* [Exercise instructions]
Output the data that follows exactly, line for line.

* [Dataset section]
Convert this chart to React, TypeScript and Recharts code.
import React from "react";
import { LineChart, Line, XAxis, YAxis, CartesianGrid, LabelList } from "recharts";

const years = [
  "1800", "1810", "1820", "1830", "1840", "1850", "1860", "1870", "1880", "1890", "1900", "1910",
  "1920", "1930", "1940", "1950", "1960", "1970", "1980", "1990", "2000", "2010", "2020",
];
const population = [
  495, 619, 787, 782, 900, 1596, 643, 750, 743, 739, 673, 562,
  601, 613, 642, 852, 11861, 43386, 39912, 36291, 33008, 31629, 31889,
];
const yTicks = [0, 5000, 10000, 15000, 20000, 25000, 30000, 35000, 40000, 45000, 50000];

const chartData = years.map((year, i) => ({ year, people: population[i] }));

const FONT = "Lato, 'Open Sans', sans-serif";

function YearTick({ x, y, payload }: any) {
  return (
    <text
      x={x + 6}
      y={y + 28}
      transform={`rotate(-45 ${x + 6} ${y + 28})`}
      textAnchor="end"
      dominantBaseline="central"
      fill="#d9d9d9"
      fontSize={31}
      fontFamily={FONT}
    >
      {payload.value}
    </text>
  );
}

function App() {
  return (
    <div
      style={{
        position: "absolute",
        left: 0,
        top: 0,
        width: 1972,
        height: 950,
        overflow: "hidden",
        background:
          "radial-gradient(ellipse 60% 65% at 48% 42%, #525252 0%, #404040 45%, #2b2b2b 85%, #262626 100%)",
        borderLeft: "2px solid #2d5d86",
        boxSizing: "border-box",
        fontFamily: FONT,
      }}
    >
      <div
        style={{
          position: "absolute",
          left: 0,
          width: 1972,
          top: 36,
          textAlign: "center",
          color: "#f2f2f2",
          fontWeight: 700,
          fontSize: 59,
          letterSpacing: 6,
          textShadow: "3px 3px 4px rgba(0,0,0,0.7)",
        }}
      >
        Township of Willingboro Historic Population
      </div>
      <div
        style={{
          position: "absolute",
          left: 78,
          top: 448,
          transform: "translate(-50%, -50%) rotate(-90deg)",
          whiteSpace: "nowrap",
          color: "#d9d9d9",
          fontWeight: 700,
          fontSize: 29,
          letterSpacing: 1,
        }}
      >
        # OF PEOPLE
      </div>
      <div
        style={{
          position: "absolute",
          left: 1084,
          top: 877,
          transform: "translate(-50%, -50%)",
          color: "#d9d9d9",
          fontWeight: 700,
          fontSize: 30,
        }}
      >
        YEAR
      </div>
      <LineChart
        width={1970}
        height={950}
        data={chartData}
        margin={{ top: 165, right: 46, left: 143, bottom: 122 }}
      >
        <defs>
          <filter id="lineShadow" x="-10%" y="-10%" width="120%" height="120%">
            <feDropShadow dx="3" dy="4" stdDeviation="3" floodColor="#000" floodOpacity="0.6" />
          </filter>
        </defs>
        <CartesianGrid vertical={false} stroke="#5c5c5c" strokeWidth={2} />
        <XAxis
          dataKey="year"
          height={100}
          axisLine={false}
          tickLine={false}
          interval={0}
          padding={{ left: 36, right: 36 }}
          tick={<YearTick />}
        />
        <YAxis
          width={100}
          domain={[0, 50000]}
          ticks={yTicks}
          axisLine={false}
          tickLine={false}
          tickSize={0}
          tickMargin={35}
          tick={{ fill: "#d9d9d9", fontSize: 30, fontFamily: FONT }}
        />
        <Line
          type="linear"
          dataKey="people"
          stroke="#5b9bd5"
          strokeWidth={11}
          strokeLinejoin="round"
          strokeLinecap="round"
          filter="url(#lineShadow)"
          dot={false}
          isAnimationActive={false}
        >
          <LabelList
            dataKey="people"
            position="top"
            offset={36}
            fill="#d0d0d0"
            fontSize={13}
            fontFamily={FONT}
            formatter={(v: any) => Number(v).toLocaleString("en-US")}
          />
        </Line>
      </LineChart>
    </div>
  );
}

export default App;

* [Exercise solution]
Convert this chart to React, TypeScript and Recharts code.
import React from "react";
import { LineChart, Line, XAxis, YAxis, CartesianGrid, LabelList } from "recharts";

const years = [
  "1800", "1810", "1820", "1830", "1840", "1850", "1860", "1870", "1880", "1890", "1900", "1910",
  "1920", "1930", "1940", "1950", "1960", "1970", "1980", "1990", "2000", "2010", "2020",
];
const population = [
  495, 619, 787, 782, 900, 1596, 643, 750, 743, 739, 673, 562,
  601, 613, 642, 852, 11861, 43386, 39912, 36291, 33008, 31629, 31889,
];
const yTicks = [0, 5000, 10000, 15000, 20000, 25000, 30000, 35000, 40000, 45000, 50000];

const chartData = years.map((year, i) => ({ year, people: population[i] }));

const FONT = "Lato, 'Open Sans', sans-serif";

function YearTick({ x, y, payload }: any) {
  return (
    <text
      x={x + 6}
      y={y + 28}
      transform={`rotate(-45 ${x + 6} ${y + 28})`}
      textAnchor="end"
      dominantBaseline="central"
      fill="#d9d9d9"
      fontSize={31}
      fontFamily={FONT}
    >
      {payload.value}
    </text>
  );
}

function App() {
  return (
    <div
      style={{
        position: "absolute",
        left: 0,
        top: 0,
        width: 1972,
        height: 950,
        overflow: "hidden",
        background:
          "radial-gradient(ellipse 60% 65% at 48% 42%, #525252 0%, #404040 45%, #2b2b2b 85%, #262626 100%)",
        borderLeft: "2px solid #2d5d86",
        boxSizing: "border-box",
        fontFamily: FONT,
      }}
    >
      <div
        style={{
          position: "absolute",
          left: 0,
          width: 1972,
          top: 36,
          textAlign: "center",
          color: "#f2f2f2",
          fontWeight: 700,
          fontSize: 59,
          letterSpacing: 6,
          textShadow: "3px 3px 4px rgba(0,0,0,0.7)",
        }}
      >
        Township of Willingboro Historic Population
      </div>
      <div
        style={{
          position: "absolute",
          left: 78,
          top: 448,
          transform: "translate(-50%, -50%) rotate(-90deg)",
          whiteSpace: "nowrap",
          color: "#d9d9d9",
          fontWeight: 700,
          fontSize: 29,
          letterSpacing: 1,
        }}
      >
        # OF PEOPLE
      </div>
      <div
        style={{
          position: "absolute",
          left: 1084,
          top: 877,
          transform: "translate(-50%, -50%)",
          color: "#d9d9d9",
          fontWeight: 700,
          fontSize: 30,
        }}
      >
        YEAR
      </div>
      <LineChart
        width={1970}
        height={950}
        data={chartData}
        margin={{ top: 165, right: 46, left: 143, bottom: 122 }}
      >
        <defs>
          <filter id="lineShadow" x="-10%" y="-10%" width="120%" height="120%">
            <feDropShadow dx="3" dy="4" stdDeviation="3" floodColor="#000" floodOpacity="0.6" />
          </filter>
        </defs>
        <CartesianGrid vertical={false} stroke="#5c5c5c" strokeWidth={2} />
        <XAxis
          dataKey="year"
          height={100}
          axisLine={false}
          tickLine={false}
          interval={0}
          padding={{ left: 36, right: 36 }}
          tick={<YearTick />}
        />
        <YAxis
          width={100}
          domain={[0, 50000]}
          ticks={yTicks}
          axisLine={false}
          tickLine={false}
          tickSize={0}
          tickMargin={35}
          tick={{ fill: "#d9d9d9", fontSize: 30, fontFamily: FONT }}
        />
        <Line
          type="linear"
          dataKey="people"
          stroke="#5b9bd5"
          strokeWidth={11}
          strokeLinejoin="round"
          strokeLinecap="round"
          filter="url(#lineShadow)"
          dot={false}
          isAnimationActive={false}
        >
          <LabelList
            dataKey="people"
            position="top"
            offset={36}
            fill="#d0d0d0"
            fontSize={13}
            fontFamily={FONT}
            formatter={(v: any) => Number(v).toLocaleString("en-US")}
          />
        </Line>
      </LineChart>
    </div>
  );
}

export default App;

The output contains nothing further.